Am I correct in understanding that this will also compare between f.ex. contrasts T4.SP.FW-T4.SPLL.FW and T6.LL.FW-T6.SP.FW? But not between f.ex. T4.LL.FW-T5.LL.FW, which will be a separate contrast which I would need to specify for it to be included?

For salt regulated genes three ANOVA-like tests were run, one for each treatment, only inputting RNAseq data specific for those treatments (only LL treated samples when running LL-analysis ect.). Each ANOVA-like test consisted of three contrasts, like this: T4.LL.FW-T4.LL.SW, T5.LL.FW-T5.LL.SW, T6.LL.FW-T6-LL.SW. Model and test remained the same as in ANOVA-like test for light regulated genes. This gives the opportunity to compare between treatments over all timepoints, but not at each timepoint.

Main questions:

1. Is my approach to the ANOVA-like tests ok, or is it messy? I'm somewhat concerned of what it means to change the input used between tests, and not being consistent in just inputting all groups ( I checked, and it provides slightly different number of DEG's, so has some impact).

2. Would running individual contrast be preferable compared to the ANOVA-like appraoch?

I'm really hoping for some good advice here,

Thanks!

EdgeR ANOVA t-test contrast • 2.6k views

ADD COMMENT • link updated 7.8 years ago by Aaron Lun ★ 28k • written 7.8 years ago by Maiv • 0

score 2 · Accepted Answer · 2017-06-26

The pairwise contrasts and the ANODEV test different null hypotheses and should be used accordingly:

I want to identify genes that are differentially expressed between the different light treatments, at each timepoint, utilizing only samples taken from fish in freshwater.

Do an ANODEV for each time point, comparing the three treatments (for freshwater fish). Here, the null hypothesis for each gene is that there is no DE between treatments at a given time point. Thus, any rejections will correspond to genes that are DE between treatments, which is what you want. For example:

con <- makeContrasts(T4.LL.FW - T4.SP.FW, 
                     T4.LL.FW - T4.SPLL.FW, levels=design)

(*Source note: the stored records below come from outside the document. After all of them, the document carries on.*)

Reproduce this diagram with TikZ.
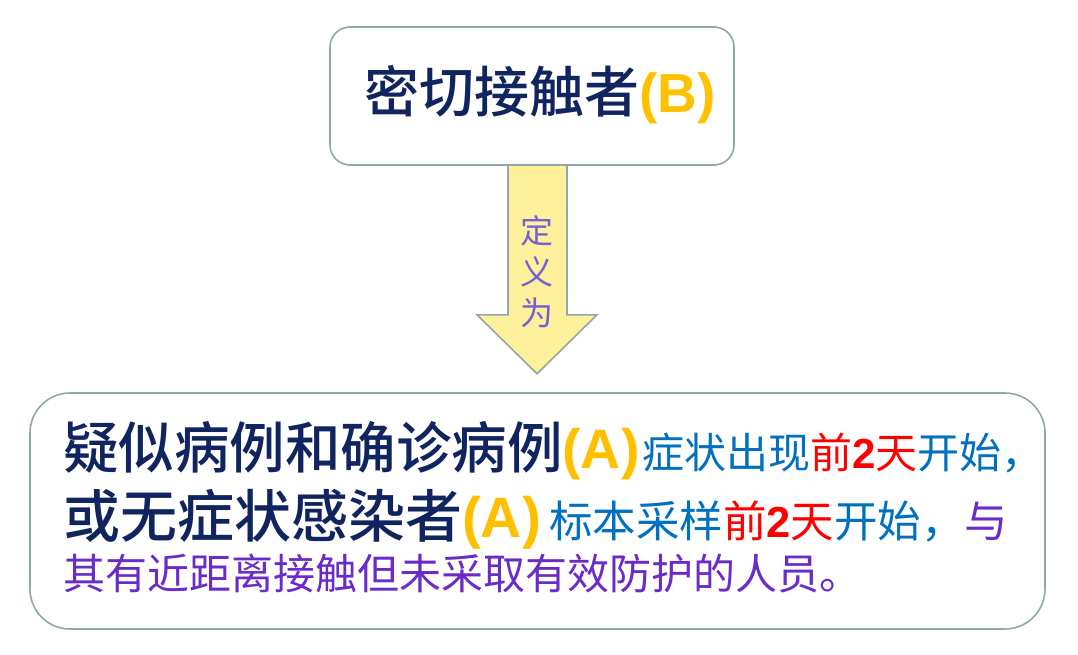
\documentclass[tikz,border=0pt]{standalone}
\usepackage{fontspec}
\setmainfont{Liberation Sans}
\newfontfamily\cjk{Noto Sans CJK SC}
\newfontfamily\cjkm{Noto Sans CJK SC Medium}
\newfontfamily\lat{Liberation Sans}
\usetikzlibrary{backgrounds,calc}
\definecolor{navy}{HTML}{10245F}
\definecolor{gold}{HTML}{FFC000}
\definecolor{sblue}{HTML}{0070C0}
\definecolor{sred}{HTML}{FF0000}
\definecolor{spurple}{HTML}{6A2BC8}
\definecolor{lblpurple}{HTML}{7462D4}
\definecolor{edgegray}{HTML}{91A8A8}
\definecolor{arrowfill}{HTML}{FFF09C}
\newcommand\fsz[1]{\fontsize{#1}{#1}\selectfont}
\newcommand\bigcjk[2]{{\fsz{#1}\cjkm\color{navy}#2}}
\newcommand\tagA[2]{{\fsz{#1}\lat\bfseries\color{gold}#2}}
\newcommand\twoB{{\lat\bfseries 2}}
\tikzset{
  box/.style={draw=edgegray, line width=1.6pt, fill=white, inner sep=0pt},
  linetext/.style={anchor=base west, inner sep=0pt, outer sep=0pt},
}
\begin{document}
\begin{tikzpicture}[x=1pt,y=-1pt]
\useasboundingbox (0,0) rectangle (1078,655);
% top box
\node[box, rounded corners=20pt, minimum width=404pt, minimum height=138pt] (top) at (532,96) {};
\node[linetext] (toptext) at (364,113) {\bigcjk{55}{密切接触者}\tagA{55}{(B)}};
% bottom box
\node[box, rounded corners=40pt, minimum width=1015pt, minimum height=236pt] (bottom) at (537.5,511) {};
% block arrow
\begin{scope}[on background layer]
\fill[white] (0,0) rectangle (1078,655);
\coordinate (tip) at ($(top.south)+(5,208)$);
\fill[arrowfill] ($(top.south)+(-24,0)$) -- ++(0,149) -- ++(-31,0) -- (tip) -- ($(top.south)+(65,149)$) -- ($(top.south)+(35,149)$) -- ($(top.south)+(35,0)$) -- cycle;
\draw[edgegray, line width=1.6pt, line join=miter] ($(top.south)+(-24,0)$) -- ++(0,149) -- ++(-31,0) -- (tip) -- ($(top.south)+(65,149)$) -- ($(top.south)+(35,149)$) -- ($(top.south)+(35,0)$);
\end{scope}
\node[inner sep=0pt, align=center, text=lblpurple, font={\fsz{33}\cjk}] (lbl) at (537,272) {定\\[8pt]义\\[8pt]为};
% text lines
\node[linetext] (l1) at (63,468) {\bigcjk{55.5}{疑似病例和确诊病例}\tagA{55.5}{(A)}{\fsz{42}\cjk\color{sblue}\hspace{3pt}症状出现{\color{sred}前\twoB 天}开始，}};
\node[linetext] (l2) at (63,537) {\bigcjk{57}{或无症状感染者}\tagA{57}{(A)}{\fsz{43.5}\cjk\color{sblue}\hspace{8pt}标本采样{\color{sred}前\twoB 天}开始，{\color{spurple}与}}};
\node[linetext] (l3) at (63,589) {{\fsz{42}\cjk\color{spurple}其有近距离接触但未采取有效防护的人员。}};
\end{tikzpicture}
\end{document}
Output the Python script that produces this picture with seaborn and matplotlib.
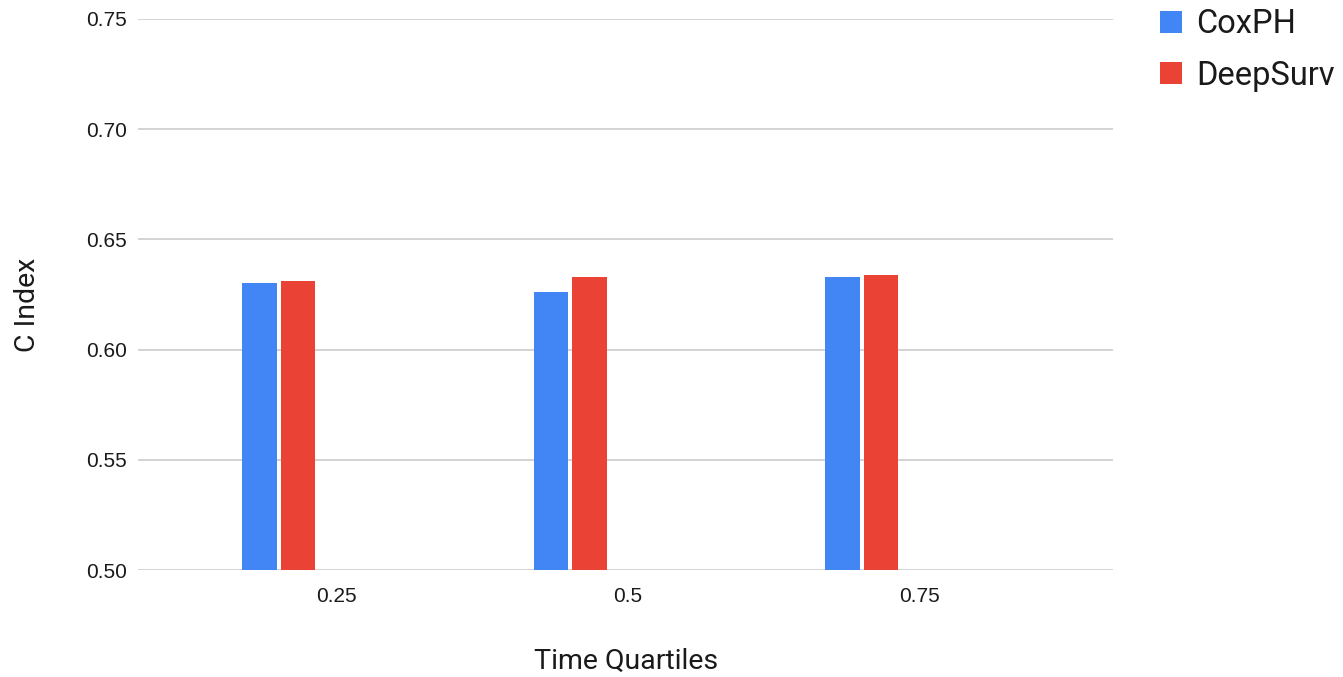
import matplotlib
matplotlib.use("Agg")
import matplotlib.pyplot as plt
from matplotlib.patches import Patch
import seaborn as sns
import pandas as pd

# ---- data ----
quartiles = ["0.25", "0.5", "0.75"]
coxph = [0.630, 0.626, 0.633]
deepsurv = [0.631, 0.633, 0.634]
series = ["CoxPH", "DeepSurv"]
# Google-Sheets layout reserves five series slots per group; the last three are empty
slots = series + ["_empty1", "_empty2", "_empty3"]
colors = {"CoxPH": "#4285F4", "DeepSurv": "#EA4335",
          "_empty1": "#ffffff", "_empty2": "#ffffff", "_empty3": "#ffffff"}
yticks = [0.50, 0.55, 0.60, 0.65, 0.70, 0.75]

df = pd.DataFrame({
    "Time Quartiles": quartiles * 2,
    "C Index": coxph + deepsurv,
    "Model": ["CoxPH"] * 3 + ["DeepSurv"] * 3,
})

sns.set_theme(style="white")
plt.rcParams["font.family"] = ["Roboto", "DejaVu Sans"]

fig = plt.figure(figsize=(13.43, 6.77), dpi=100)
ax = fig.add_axes([0.1028, 0.158, 0.7259, 0.814])

sns.barplot(data=df, x="Time Quartiles", y="C Index", hue="Model",
            order=quartiles, hue_order=slots, palette=colors,
            width=0.66, gap=0.1, dodge=True, legend=False, ax=ax,
            errorbar=None, linewidth=0, saturation=1)

ax.set_ylim(0.5, 0.75)
ax.set_yticks(yticks)
ax.set_yticklabels([f"{v:.2f}" for v in yticks])
ax.set_xlim(-0.681, 2.664)
ax.yaxis.grid(True, color="#cccccc", linewidth=1.2)
ax.set_axisbelow(True)
for s in ax.spines.values():
    s.set_visible(False)
tick_font = ["Liberation Sans", "DejaVu Sans"]
ax.tick_params(axis="y", length=0, pad=8, labelsize=15, labelcolor="#1a1a1a")
ax.tick_params(axis="x", length=0, pad=12, labelsize=15, labelcolor="#1a1a1a")
for lab in ax.get_xticklabels() + ax.get_yticklabels():
    lab.set_family(tick_font)
ax.set_xlabel("Time Quartiles", fontsize=20.5, color="#1a1a1a")
ax.set_ylabel("C Index", fontsize=20.5, color="#1a1a1a")
ax.xaxis.set_label_coords(0.5005, -0.165)
ax.yaxis.set_label_coords(-0.113, 0.481)
ax.xaxis.label.set_verticalalignment("center")
ax.yaxis.label.set_verticalalignment("center")

handles = [Patch(facecolor=colors[s], edgecolor="none", label=s) for s in series]
fig.legend(handles=handles, loc="upper left", bbox_to_anchor=(0.8637, 0.988),
           frameon=False, fontsize=23.5, handlelength=0.67, handleheight=0.67,
           handletextpad=0.45, labelspacing=0.6, labelcolor="#1a1a1a",
           borderpad=0, borderaxespad=0)

fig.savefig("out.png", dpi=100, facecolor="white")
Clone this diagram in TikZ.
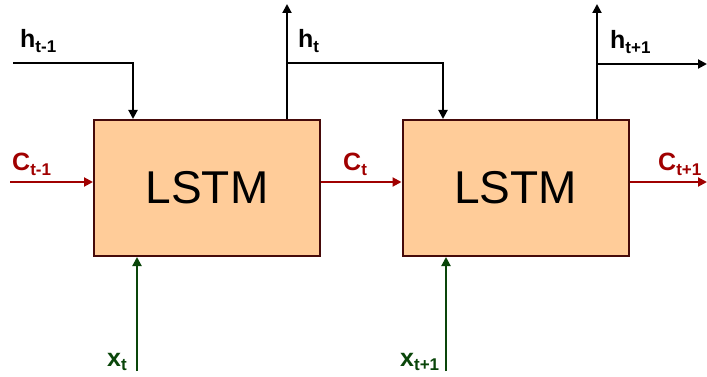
\documentclass[tikz,border=0pt]{standalone}
\usepackage{fontspec}
\setmainfont{Liberation Sans}
\usetikzlibrary{arrows.meta}
\definecolor{boxfill}{RGB}{255,204,153}
\definecolor{boxline}{RGB}{70,10,10}
\definecolor{cred}{RGB}{160,0,0}
\definecolor{xgreen}{RGB}{10,70,10}
\newcommand{\lbl}[2]{{\fontsize{25}{25}\selectfont\bfseries #1\raisebox{-0.35ex}{\fontsize{17}{17}\selectfont\bfseries #2}}}
\begin{document}
\begin{tikzpicture}[x=1pt,y=-1pt,
  cell/.style={draw=boxline,fill=boxfill,line width=2pt,minimum width=226pt,minimum height=136pt,inner sep=0pt,font=\fontsize{46}{46}\selectfont},
  tip/.style={-{Triangle[length=9pt,width=9pt]}},
  hline/.style={black,line width=2pt,tip},
  cline/.style={cred,line width=2pt,tip},
  xline/.style={xgreen,line width=2pt,tip},
  lab/.style={anchor=base west,inner sep=0pt}]
\useasboundingbox (0,0) rectangle (707,377);
\node[cell] (L1) at (207,188) {LSTM};
\node[cell] (L2) at (515.5,188) {LSTM};
% coordinates
\coordinate (hin) at (13,63);
\coordinate (hout1) at (287,4);
\coordinate (hout2) at (597,4);
\coordinate (hend) at (707,64);
\coordinate (cin) at (10,182);
\coordinate (cend) at (707,182);
\coordinate (x1) at (137,371);
\coordinate (x2) at (446,371);
% h lines
\draw[hline] (hin) -| (L1.north -| 133,0);
\draw[hline] (L1.north -| hout1) -- (hout1);
\draw[hline] (287,63) -| (L2.north -| 443,0);
\draw[hline] (L2.north -| hout2) -- (hout2);
\draw[hline] (597,64) -- (hend);
% c lines
\draw[cline] (cin) -- (cin -| L1.west);
\draw[cline] (L1.east |- 0,182) -- (L2.west |- 0,182);
\draw[cline] (L2.east |- 0,182) -- (cend);
% x lines
\draw[xline] (x1) -- (x1 |- L1.south);
\draw[xline] (x2) -- (x2 |- L2.south);
% labels
\node[lab] (lh0) at (20,48) {\lbl{h}{t-1}};
\node[lab] (lh1) at (298,48) {\lbl{h}{t}};
\node[lab] (lh2) at (610,49) {\lbl{h}{t+1}};
\node[lab,text=cred] (lc0) at (12,171) {\lbl{C}{t-1}};
\node[lab,text=cred] (lc1) at (343,171) {\lbl{C}{t}};
\node[lab,text=cred] (lc2) at (658,171) {\lbl{C}{t+1}};
\node[lab,text=xgreen] (lx1) at (107,366) {\lbl{x}{t}};
\node[lab,text=xgreen] (lx2) at (400,366) {\lbl{x}{t+1}};
\end{tikzpicture}
\end{document}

... will test the null hypothesis that LL=SP=SPLL for time point 4 in freshwater fish. You can think of makeContrasts as constructing a null hypothesis for the ANODEV based on a series of AND statements, i.e., T4.LL.FW - T4.SP.FW = 0 AND T4.LL.FW - T4.SPLL.FW = 0. Obviously this means you don't need to explicitly specify T4.SPLL.FW - T4.SP.FW = 0.

Potentially, I would also like to know which genes are differentially expressed between the different timepoints within each of the light treatments.

Do an ANODEV for each treatment, comparing the four time points. Here, the null hypothesis for each gene is that there is no DE between time points for a given treatment. In this case, the makeContrasts call would involve three expressions.

Then I would like find which genes are differentially expressed between samples taken from FW and SW for each timepoint and treatment.

Do pairwise comparisons between the fresh and saltwater groups for each combination of time point and treatment. Here, the null hypothesis is that there is no difference between the fresh and saltwater groups at that particular time/treatment combination.

Easy. I should stress that you don't need to subset the data at any point, which defeats the purpose of having many samples to help you estimate the variance. Just set up the contrast matrix to compare only the relevant groups for a given contrast, and glmQLFTest will handle the rest. If you want to control the error rate, just pool all p-values together and apply the BH method to the pool.